12-02-03 The CEO of Mexico's state oil company Pemex, Raul Munoz Leos, appeared before a congressional committee to urge lawmakers to approve new multiple service contracts (MSCs) and tackle natural gas shortages. "The imbalance between gas production and demand has reached critical levels. What was a forecast is now a reality," Munoz said.
The MSCs are needed to boost private sector investment in the hydrocarbons sector and reverse dwindling levels of natural gas production, Munoz said. Natural gas production in the internal market is forecast at around 4 bn cfpd in 2003, well short of expected demand of 5.2 bn cfpd, which is some 23 % higher than in 2002, Munoz said, adding that the contracts would halve natural gas imports by 2006 and save $ 300-800 mm a year.

Even though Mexico is expected to nearly double natural gas imports in 2003 to 1.1 bn cfpd from 592 mm cfpd last year, this would still leave a shortfall of 100 mm cfpd, causing shortages for metal-producers, gas distributors, petrochemical and power plants, Munoz warned.
Pemex expects its own natural gas consumption to grow 12 % in 2003 compared to around 2.1 bn cfpd last year.
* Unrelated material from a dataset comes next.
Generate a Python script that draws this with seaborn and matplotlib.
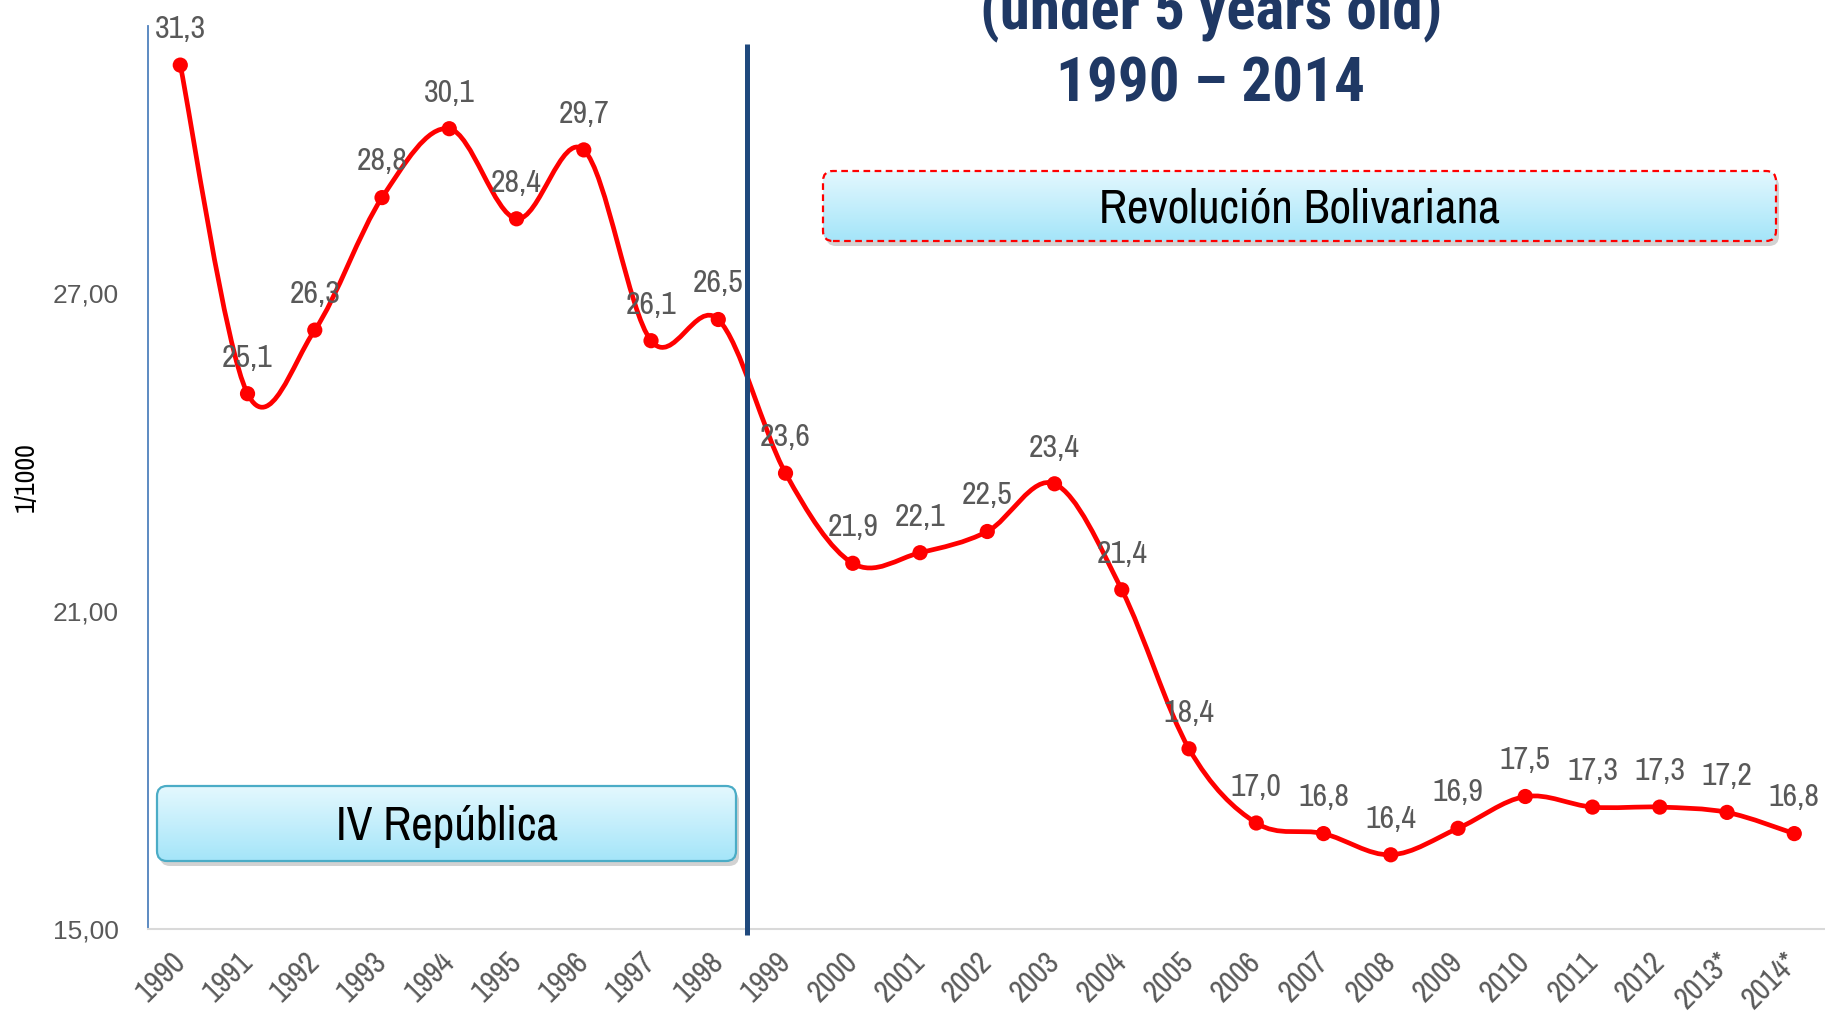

It will reduce gas supplies to state power company CFE to 1.7 bn cfpd, even though CFE's demand is expected to be around 1.9 bn cfpd.

Munoz also warned that if appropriate measures are not taken to lift investments levels, Pemex risks undercapitalization due to strong growth in liabilities and higher production costs.
And he repeated his opinion that Pemex is hampered by the current fiscal regime, which obliges the company to hand over almost 70 % of its revenues to the public treasury. Many legislators have voiced opposition to the MSCs on the grounds that they contravene Mexico's long-standing constitutional prohibition on foreign ownership of hydrocarbon resources.
Munoz told lawmakers that the contracts were simply a means of grouping several services into a single contract and that Pemex would be responsible for overseeing the contractors' activities and would retain the right to all hydrocarbons produced.

Pemex plans to publish bidding rules in the second half of February, and, as long as congress gives its seal of approval, will call for bids in August, Pemex's top lawyer Cesar Nava told. Pemex would award the first contracts in September for the winners to start work in January 2004, he added.
Mexico has banned international oil companies from operating in the world's forth-largest oil industry since 1938, when former President Lazaro Cardenas confiscated the hydrocarbon assets of British and North American companies. Mexico is the only country among the world's top five crude oil producers where the world's major international oil companies do not operate.